Outside the US Space & Rocket Center in Huntsville, AL
Another great question asked by one of the schoolkids:
“So why did we ever switch to the shuttle when we knew that the Apollo design worked?”
The presenters said that the shuttle design helped carry payload back and forth to the International Space Station. 
After the lecture and Q&A ended, we wandered out into the Davidson Center. At the end of the long hallway that holds the Saturn V rocket, there’s a glass display case with this inside:
An Apollo capsule on loan from the Smithsonian
I grew up in the 80’s, so the shuttle missions are my milestones, just like the Apollo missions were for my father.
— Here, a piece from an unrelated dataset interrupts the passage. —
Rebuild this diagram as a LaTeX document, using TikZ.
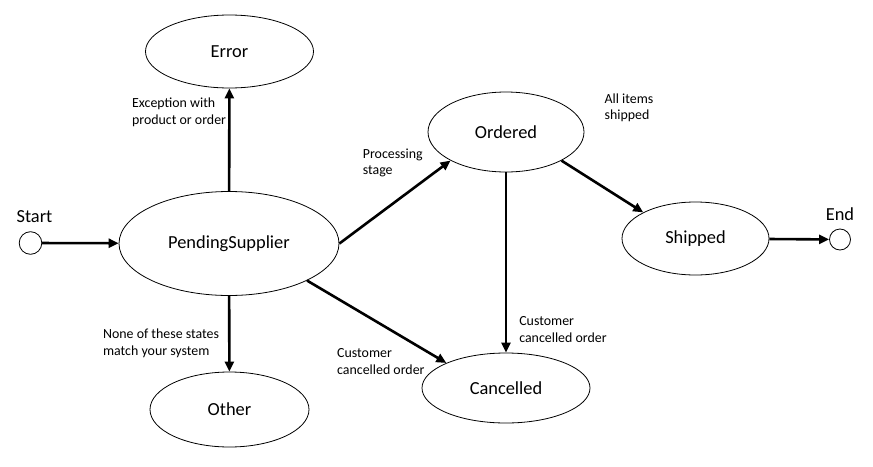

I watched the Challenger live on TV in my elementary classroom. And I remember sitting in the break room at work watching the last US shuttle launch on the television and feeling a great sadness at never going to one of the launches down in Florida. 
But maybe the capsule design is better for capturing the imagination of the world. 
With the shuttle we ferried supplies. But with Orion, the focus is exploration, heading further and further out into the cosmos. And that sense of exploration is what makes people excited about the space program. It’s what fuels great stories and films that inspire children to study the sciences. Stories of the USS Enterprise would not have been as interesting if they’d spent all of their time between Earth and the ISS. 
Before the Orion visited Huntsville, I had no idea what was going on right now in the space program. With the shuttles decommissioned, I thought the whole program was in decline, and that we’d be forever hitching rides. 
But the space program is still alive, and I’m ready to start exploring. Even if it’s only in my stories.